After checking each of the three available books, I return to the beginning to count the number of each question type. The matching type of question comprises one third of the entire test question bank. True/False/Not Given (T/F/NG) types of questions make up three quarters of these matching style questions alone. With an even spread over all three reading passages, T/F/NG is in 90% of the test passages that we surveyed. Overall we learnt that the matching activities are more likely to appear in reading passages two and three, with a one or two-word summary being favoured for passage one; the easiest of the three tasks.
Having learnt that the weak areas for our student comprise 70% of the test, we need to devise a strategy for revision. We have two choices; either carry on trying all of the questions and hope that with time the two harder categories will improve.
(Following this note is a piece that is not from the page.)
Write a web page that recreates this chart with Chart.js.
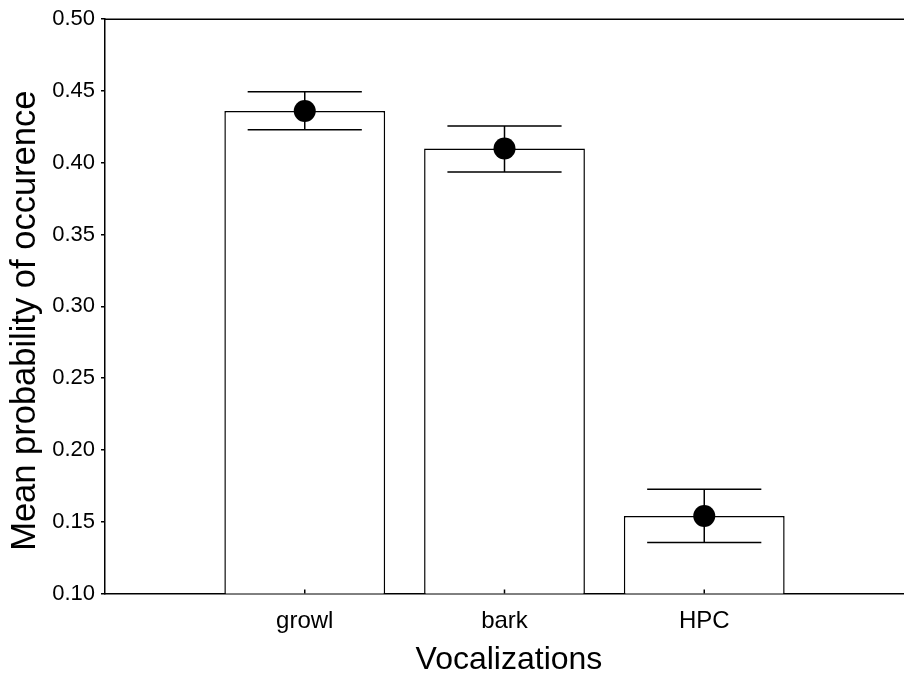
<!DOCTYPE html>
<html>
<head>
<meta charset="utf-8">
<script src="https://cdn.jsdelivr.net/npm/chart.js@4/dist/chart.umd.min.js"></script>
<style>
    body { margin: 0; background: #fff; }
    #wrap { width: 904px; height: 678px; position: relative; }
</style>
</head>
<body>
<div id="wrap"><canvas id="barChart"></canvas></div>
<script>
// nilai
const categories = ['growl', 'bark', 'HPC'];
const means = [0.436, 0.410, 0.154];
const lowerErr = [0.423, 0.3935, 0.1355];
const upperErr = [0.4495, 0.4257, 0.1726];
const yTicks = [0.10, 0.15, 0.20, 0.25, 0.30, 0.35, 0.40, 0.45, 0.50];

// slot kosong di kiri dan kanan supaya kategori ada di 1/4, 2/4, 3/4
const labels = [''].concat(categories, ['']);
const padded = arr => [null].concat(arr, [null]);
const lows = padded(lowerErr);
const highs = padded(upperErr);

const fontFamily = '"Liberation Sans", Arial, sans-serif';

// garis error, garis atas, dan tick kecil ke dalam di sumbu x
const errorBarPlugin = {
    id: 'errorBars',
    afterDatasetDraw(chart, args) {
        if (args.index !== 0) return;
        const ctx = chart.ctx;
        const y = chart.scales.y;
        ctx.save();
        ctx.strokeStyle = '#000';
        ctx.lineWidth = 1.5;
        args.meta.data.forEach((bar, i) => {
            if (lows[i] === null) return;
            const x = bar.x;
            const half = bar.width * 0.355;
            const yLo = y.getPixelForValue(lows[i]);
            const yHi = y.getPixelForValue(highs[i]);
            ctx.beginPath();
            ctx.moveTo(x, yLo); ctx.lineTo(x, yHi);
            ctx.moveTo(x - half, yLo); ctx.lineTo(x + half, yLo);
            ctx.moveTo(x - half, yHi); ctx.lineTo(x + half, yHi);
            ctx.stroke();
        });
        ctx.restore();
    },
    afterDraw(chart) {
        const ctx = chart.ctx;
        const area = chart.chartArea;
        const xs = chart.scales.x;
        ctx.save();
        ctx.strokeStyle = '#000';
        ctx.lineWidth = 1.5;
        ctx.beginPath();
        ctx.moveTo(area.left, area.top);
        ctx.lineTo(area.right, area.top);
        categories.forEach((c, i) => {
            const px = xs.getPixelForValue(i + 1);
            ctx.moveTo(px, area.bottom);
            ctx.lineTo(px, area.bottom - 4);
        });
        ctx.stroke();
        ctx.restore();
    }
};

const ctx = document.getElementById('barChart').getContext('2d');
const barChart = new Chart(ctx, {
    type: 'bar',
    data: {
        labels: labels,
        datasets: [{
            type: 'bar',
            data: padded(means),
            backgroundColor: '#ffffff',
            borderColor: '#000000',
            borderWidth: 1.5,
            categoryPercentage: 1,
            barPercentage: 0.805,
            order: 2
        }, {
            type: 'line',
            data: padded(means),
            showLine: false,
            pointRadius: 11,
            pointBackgroundColor: '#000000',
            pointBorderWidth: 0,
            order: 1
        }]
    },
    options: {
        responsive: true,
        maintainAspectRatio: false,
        animation: false,
        layout: { autoPadding: false, padding: { top: 16, right: 0, left: 0, bottom: 0 } },
        plugins: {
            legend: { display: false },
            tooltip: { enabled: false }
        },
        scales: {
            x: {
                offset: false,
                // tick asli ke dalam, jadi tick bawaan dibuat transparan
                grid: { drawOnChartArea: false, drawTicks: true, tickLength: 13, color: 'rgba(0,0,0,0)' },
                border: { display: true, color: '#000', width: 1.5 },
                ticks: {
                    color: '#000',
                    padding: 0,
                    maxRotation: 0,
                    autoSkip: false,
                    font: { family: fontFamily, size: 24 }
                },
                title: {
                    display: true,
                    text: ' Vocalizations',
                    color: '#000',
                    font: { family: fontFamily, size: 32, lineHeight: 1 },
                    padding: { top: 0, bottom: 2 }
                },
                afterFit(scale) { scale.height = 84.5; }
            },
            y: {
                min: 0.1,
                max: 0.5,
                afterBuildTicks(scale) {
                    scale.ticks = yTicks.map(v => ({ value: v }));
                },
                grid: { drawOnChartArea: false, tickLength: 4, color: '#000', lineWidth: 1.5 },
                border: { display: true, color: '#000', width: 1.5 },
                ticks: {
                    color: '#000',
                    padding: 6,
                    font: { family: fontFamily, size: 22 },
                    callback: v => Number(v).toFixed(2)
                },
                title: {
                    display: true,
                    text: 'Mean probability of occurence   ',
                    color: '#000',
                    font: { family: fontFamily, size: 34.5, lineHeight: 1 },
                    padding: { top: 8, bottom: 0 }
                },
                afterFit(scale) { scale.width = 105; }
            }
        }
    },
    plugins: [errorBarPlugin]
});
</script>
</body>
</html>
Or, we can choose to ignore the easier, less numerous questions and concentrate solely on those which the student finds tough.
Van always mass answers questions until she knows exactly how to find that particular answer; she will go through the practice sections to find all of her weakest question type. We want to push our student, but it is a fine balance. He does not yet have the will power to sit for hours answering the same form of question. He is competitive, but not honed.
Advising someone who has never before revised for such a test is quite an undertaking. Each person has their own method of revision and test-taking. I personally run through the test as quickly as I can; scanning questions and texts for respective answers. I note down any obvious answers that jump off the page at me before returning to the start and answering in a more stayed fashion. Van chooses to answer the types of questions that she knows she excels in first and then tackles the trickier ones.
Now that we have access to the data, we have a solid basis on which to try different methods.